What is astounding is that Venner and members of the Montero family, owners of the beloved landmark bar bearing their name at number 73, waxed eloquent to the Times about the possibilities of selling a whole block of buildings to one developer. Their dreams, brought vividly to life in the Times piece, did not mention that the entire row of buildings not only falls within the Brooklyn Heights Landmark District lines, but also within a separate zoning heights limitation of 50 feet.

Said one longtime Heights resident, “It’s as if the developers are now saying ‘the waterfront belongs to the future; the future belongs to us…’ it’s a bold new world.”

“Everyone else on the block wants to sell, so I said OK,” Pepe Montero, owner of Montero Bar and Grill, told the Times. “Even my brother Frank said, ‘Try it, Pepe.’ So I tried it.” 

Montero has stood at 73 Atlantic Ave. since it was relocated in 1947 when the BQE was constructed. The owner inherited the bar from his parents Joseph and Pilar Montero.
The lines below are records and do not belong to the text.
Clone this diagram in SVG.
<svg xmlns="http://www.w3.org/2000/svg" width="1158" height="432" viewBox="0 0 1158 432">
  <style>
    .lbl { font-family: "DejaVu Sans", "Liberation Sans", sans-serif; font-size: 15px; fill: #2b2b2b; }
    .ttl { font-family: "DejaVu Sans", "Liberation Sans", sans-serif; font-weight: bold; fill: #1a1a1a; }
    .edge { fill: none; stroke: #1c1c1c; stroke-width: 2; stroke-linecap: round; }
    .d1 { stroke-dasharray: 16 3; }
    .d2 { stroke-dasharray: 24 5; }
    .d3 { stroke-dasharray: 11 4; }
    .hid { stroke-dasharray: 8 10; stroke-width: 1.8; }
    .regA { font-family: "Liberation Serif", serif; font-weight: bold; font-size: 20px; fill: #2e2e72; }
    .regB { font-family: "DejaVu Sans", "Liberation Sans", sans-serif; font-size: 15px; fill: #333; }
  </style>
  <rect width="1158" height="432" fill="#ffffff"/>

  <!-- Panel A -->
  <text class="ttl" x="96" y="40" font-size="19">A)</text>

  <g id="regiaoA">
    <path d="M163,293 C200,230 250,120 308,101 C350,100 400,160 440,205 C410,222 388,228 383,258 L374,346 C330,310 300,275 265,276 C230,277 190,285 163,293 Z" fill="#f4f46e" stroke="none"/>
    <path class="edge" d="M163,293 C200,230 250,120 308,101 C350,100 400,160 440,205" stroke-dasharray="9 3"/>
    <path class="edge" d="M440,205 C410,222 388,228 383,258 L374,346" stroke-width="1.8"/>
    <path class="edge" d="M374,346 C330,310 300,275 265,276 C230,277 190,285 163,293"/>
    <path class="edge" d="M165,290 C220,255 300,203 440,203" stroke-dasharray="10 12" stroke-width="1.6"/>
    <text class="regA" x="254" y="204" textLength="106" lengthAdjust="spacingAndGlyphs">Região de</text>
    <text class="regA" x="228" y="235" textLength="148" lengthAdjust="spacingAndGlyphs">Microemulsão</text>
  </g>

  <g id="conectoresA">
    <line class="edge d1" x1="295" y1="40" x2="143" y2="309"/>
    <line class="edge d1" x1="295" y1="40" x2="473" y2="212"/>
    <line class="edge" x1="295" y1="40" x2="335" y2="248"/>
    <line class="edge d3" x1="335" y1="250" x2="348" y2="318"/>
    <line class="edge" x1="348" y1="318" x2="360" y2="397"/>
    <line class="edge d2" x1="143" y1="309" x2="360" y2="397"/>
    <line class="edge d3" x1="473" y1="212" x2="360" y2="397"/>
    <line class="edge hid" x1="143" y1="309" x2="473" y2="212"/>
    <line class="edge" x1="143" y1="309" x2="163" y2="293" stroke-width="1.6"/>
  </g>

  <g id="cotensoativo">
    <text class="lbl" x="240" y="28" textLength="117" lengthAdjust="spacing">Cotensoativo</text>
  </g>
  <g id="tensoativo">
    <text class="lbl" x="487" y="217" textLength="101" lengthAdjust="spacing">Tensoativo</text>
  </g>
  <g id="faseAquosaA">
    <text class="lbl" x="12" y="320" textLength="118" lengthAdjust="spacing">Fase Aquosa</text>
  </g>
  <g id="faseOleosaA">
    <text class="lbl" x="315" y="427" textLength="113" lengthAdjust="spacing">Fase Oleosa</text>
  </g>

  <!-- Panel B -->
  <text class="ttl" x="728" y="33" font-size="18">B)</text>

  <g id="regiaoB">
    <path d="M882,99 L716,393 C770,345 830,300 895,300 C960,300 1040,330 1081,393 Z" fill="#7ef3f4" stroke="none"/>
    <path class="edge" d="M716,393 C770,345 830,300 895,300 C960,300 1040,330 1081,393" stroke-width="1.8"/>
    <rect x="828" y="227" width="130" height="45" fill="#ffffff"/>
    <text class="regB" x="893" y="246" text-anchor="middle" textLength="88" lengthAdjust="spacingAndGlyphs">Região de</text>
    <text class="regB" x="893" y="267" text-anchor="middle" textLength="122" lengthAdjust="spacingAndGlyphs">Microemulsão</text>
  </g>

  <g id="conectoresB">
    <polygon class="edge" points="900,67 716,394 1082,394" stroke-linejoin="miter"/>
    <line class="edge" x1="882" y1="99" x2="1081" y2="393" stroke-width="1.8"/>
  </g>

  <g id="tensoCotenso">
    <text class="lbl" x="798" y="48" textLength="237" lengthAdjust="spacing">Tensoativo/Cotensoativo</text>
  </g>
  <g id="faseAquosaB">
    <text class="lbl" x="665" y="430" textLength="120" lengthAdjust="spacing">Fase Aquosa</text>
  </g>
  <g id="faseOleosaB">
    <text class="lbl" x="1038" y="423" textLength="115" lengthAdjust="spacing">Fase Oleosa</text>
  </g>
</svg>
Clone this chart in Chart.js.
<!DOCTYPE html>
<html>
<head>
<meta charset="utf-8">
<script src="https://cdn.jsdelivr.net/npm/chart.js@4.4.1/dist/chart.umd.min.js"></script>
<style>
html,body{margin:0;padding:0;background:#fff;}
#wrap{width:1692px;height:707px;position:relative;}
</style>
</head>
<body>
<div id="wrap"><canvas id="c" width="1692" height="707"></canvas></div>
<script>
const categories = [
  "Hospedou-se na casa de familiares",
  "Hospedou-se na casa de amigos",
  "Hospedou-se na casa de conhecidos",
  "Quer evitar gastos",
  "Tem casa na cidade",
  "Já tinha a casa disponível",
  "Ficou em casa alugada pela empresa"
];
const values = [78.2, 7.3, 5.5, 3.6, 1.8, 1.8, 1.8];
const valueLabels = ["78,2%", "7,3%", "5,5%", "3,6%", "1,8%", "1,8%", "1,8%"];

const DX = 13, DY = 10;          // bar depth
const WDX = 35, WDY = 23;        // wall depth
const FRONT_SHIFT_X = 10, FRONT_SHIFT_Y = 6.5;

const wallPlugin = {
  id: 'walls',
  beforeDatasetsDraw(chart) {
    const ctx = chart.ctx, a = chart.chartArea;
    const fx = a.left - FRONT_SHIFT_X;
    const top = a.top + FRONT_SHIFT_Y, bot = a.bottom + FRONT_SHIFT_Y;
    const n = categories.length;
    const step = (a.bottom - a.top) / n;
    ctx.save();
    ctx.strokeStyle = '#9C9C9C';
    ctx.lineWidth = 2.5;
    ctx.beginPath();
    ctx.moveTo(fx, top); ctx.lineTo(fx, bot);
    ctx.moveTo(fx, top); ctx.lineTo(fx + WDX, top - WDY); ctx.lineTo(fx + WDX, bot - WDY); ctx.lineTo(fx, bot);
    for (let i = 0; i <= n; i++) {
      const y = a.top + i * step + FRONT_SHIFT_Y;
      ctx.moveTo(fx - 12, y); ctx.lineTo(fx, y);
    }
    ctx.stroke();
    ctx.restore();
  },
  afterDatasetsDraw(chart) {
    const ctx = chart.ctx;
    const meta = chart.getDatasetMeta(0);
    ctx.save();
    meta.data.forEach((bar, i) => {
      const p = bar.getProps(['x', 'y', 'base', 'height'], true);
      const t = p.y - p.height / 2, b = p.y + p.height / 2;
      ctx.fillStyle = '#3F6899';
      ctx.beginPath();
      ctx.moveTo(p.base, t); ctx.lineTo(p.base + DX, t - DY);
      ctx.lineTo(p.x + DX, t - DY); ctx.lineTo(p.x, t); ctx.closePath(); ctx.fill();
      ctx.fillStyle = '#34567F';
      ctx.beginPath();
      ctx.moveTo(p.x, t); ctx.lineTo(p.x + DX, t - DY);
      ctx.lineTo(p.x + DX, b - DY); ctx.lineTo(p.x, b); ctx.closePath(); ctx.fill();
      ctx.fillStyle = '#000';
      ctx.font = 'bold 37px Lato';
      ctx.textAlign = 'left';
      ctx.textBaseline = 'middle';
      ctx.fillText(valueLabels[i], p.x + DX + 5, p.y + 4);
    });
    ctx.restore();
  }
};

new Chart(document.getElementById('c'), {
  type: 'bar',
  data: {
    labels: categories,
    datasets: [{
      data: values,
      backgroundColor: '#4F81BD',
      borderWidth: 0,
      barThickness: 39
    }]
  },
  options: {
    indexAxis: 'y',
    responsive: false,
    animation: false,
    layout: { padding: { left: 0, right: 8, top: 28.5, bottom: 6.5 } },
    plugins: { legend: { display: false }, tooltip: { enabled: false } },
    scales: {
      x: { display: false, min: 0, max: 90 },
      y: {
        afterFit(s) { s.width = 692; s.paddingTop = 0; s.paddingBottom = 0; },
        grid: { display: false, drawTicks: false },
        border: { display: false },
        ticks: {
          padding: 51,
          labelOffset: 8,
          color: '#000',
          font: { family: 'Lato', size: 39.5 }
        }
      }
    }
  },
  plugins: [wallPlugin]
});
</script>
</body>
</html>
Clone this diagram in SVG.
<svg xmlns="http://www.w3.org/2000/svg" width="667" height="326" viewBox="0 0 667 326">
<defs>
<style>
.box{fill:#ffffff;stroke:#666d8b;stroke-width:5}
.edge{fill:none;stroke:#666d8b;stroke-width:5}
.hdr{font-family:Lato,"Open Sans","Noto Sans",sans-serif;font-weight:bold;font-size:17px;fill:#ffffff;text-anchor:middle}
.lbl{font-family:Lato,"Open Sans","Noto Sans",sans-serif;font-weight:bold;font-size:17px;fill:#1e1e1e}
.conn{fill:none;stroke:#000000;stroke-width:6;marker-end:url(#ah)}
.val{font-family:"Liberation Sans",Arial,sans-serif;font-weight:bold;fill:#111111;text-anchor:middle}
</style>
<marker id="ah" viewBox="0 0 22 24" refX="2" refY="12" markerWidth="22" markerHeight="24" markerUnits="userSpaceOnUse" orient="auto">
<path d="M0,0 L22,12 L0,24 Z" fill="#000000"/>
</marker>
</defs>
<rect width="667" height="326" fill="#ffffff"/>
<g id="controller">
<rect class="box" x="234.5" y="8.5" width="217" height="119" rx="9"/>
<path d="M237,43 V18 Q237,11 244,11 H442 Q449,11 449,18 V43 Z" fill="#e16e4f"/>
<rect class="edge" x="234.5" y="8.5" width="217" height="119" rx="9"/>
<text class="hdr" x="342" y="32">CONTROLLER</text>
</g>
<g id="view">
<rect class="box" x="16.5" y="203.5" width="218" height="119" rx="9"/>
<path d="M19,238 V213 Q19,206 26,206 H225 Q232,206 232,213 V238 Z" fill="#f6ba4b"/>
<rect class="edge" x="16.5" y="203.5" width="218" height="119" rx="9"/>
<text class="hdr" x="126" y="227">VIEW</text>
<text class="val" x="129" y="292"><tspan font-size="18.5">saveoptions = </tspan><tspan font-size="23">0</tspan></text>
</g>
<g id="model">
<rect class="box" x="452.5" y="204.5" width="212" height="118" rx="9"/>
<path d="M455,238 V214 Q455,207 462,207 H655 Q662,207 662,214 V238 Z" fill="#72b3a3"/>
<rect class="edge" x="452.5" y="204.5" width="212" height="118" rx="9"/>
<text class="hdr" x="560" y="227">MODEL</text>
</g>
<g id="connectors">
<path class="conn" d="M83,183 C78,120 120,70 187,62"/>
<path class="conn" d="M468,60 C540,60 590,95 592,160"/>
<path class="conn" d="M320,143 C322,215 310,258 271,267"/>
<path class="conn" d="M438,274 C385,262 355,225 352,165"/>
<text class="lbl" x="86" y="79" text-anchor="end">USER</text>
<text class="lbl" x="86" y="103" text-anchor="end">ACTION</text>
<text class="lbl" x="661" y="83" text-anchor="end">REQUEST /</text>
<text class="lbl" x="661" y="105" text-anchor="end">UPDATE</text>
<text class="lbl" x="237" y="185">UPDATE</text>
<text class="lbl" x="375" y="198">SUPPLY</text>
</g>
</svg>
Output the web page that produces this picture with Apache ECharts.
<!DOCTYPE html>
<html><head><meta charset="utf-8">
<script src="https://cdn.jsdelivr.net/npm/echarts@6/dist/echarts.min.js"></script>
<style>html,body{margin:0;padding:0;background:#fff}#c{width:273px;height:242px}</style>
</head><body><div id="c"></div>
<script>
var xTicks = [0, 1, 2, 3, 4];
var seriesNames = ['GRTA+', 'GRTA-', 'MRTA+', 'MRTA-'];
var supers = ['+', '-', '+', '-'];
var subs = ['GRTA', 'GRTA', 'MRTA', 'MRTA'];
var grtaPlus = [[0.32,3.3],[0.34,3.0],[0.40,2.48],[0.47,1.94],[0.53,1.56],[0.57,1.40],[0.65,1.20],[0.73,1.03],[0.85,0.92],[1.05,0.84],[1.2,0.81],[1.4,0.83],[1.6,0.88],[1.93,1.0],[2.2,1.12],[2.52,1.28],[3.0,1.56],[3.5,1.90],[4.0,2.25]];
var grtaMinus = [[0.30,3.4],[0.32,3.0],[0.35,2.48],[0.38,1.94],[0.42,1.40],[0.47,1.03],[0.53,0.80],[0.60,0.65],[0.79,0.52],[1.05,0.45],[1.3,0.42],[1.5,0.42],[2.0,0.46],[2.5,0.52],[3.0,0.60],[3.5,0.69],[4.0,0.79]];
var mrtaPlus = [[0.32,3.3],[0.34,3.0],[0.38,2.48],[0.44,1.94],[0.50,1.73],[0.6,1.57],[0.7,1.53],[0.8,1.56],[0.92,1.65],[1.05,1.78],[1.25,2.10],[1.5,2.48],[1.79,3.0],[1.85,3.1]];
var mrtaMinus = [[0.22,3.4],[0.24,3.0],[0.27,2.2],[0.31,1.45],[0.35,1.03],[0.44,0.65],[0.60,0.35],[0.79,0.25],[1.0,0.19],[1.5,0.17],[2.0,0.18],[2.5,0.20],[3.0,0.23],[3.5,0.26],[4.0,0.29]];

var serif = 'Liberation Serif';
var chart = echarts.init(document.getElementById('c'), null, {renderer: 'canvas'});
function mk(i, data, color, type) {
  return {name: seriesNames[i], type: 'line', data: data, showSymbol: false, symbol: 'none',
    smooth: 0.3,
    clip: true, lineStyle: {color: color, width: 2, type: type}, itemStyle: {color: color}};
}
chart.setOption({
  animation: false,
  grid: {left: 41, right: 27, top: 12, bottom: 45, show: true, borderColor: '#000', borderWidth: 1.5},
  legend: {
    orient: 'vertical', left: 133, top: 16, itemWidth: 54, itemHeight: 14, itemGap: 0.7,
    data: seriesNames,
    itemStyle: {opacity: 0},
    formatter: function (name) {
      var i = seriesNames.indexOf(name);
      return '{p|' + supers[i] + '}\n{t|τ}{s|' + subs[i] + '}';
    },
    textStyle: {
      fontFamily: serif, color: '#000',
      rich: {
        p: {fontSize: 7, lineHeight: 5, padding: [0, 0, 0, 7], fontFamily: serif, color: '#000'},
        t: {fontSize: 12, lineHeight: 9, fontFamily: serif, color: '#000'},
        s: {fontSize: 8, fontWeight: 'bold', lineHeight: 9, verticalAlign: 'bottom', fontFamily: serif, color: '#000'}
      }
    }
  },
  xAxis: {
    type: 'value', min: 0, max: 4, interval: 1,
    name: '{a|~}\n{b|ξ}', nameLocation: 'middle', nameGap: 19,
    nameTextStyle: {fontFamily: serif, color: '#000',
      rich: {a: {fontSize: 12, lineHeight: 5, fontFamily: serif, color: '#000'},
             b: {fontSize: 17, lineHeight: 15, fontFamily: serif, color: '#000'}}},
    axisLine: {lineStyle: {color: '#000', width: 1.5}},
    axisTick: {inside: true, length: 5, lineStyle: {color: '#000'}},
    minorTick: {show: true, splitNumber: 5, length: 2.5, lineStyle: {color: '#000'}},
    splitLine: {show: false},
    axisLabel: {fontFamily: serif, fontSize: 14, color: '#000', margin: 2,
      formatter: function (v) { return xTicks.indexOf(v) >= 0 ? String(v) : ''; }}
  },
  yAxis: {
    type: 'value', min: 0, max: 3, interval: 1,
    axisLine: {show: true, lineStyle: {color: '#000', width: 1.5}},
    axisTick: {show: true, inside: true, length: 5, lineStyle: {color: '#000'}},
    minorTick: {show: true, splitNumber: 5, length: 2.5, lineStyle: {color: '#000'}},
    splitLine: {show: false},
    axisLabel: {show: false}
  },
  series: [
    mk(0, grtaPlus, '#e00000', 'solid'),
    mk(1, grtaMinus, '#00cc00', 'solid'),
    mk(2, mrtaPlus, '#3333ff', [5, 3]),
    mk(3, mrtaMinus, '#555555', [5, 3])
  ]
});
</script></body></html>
For years it was a favorite spot for many of Brooklyn’s longshoremen, and the Times dubbed it the “last of the longshoreman’s bars on Atlantic Avenue.”

The property is being sold by Avi Adiv of Brick Real Estate, according to the Times. Adiv told the paper that he feels like the block can fetch $56 million with all of the condominiums planned to be constructed in the area. However, he told the Times that so far only “lowball” offers have come in. 

The group has an agreement to immediately sell if it gets get a $56 million offer, but reportedly would be willing to at least consider lower offers.

Pepe’s brother Frank Montero owns one of the other properties up for sale. Their other brother, Ramon Montero, was formerly the owner of 75 Atlantic Ave., but he sold it in 2013 for $1.9 million, according to the Times. The current owners of 75 Atlantic Ave. are the only owners on the block whose building is not up for sale.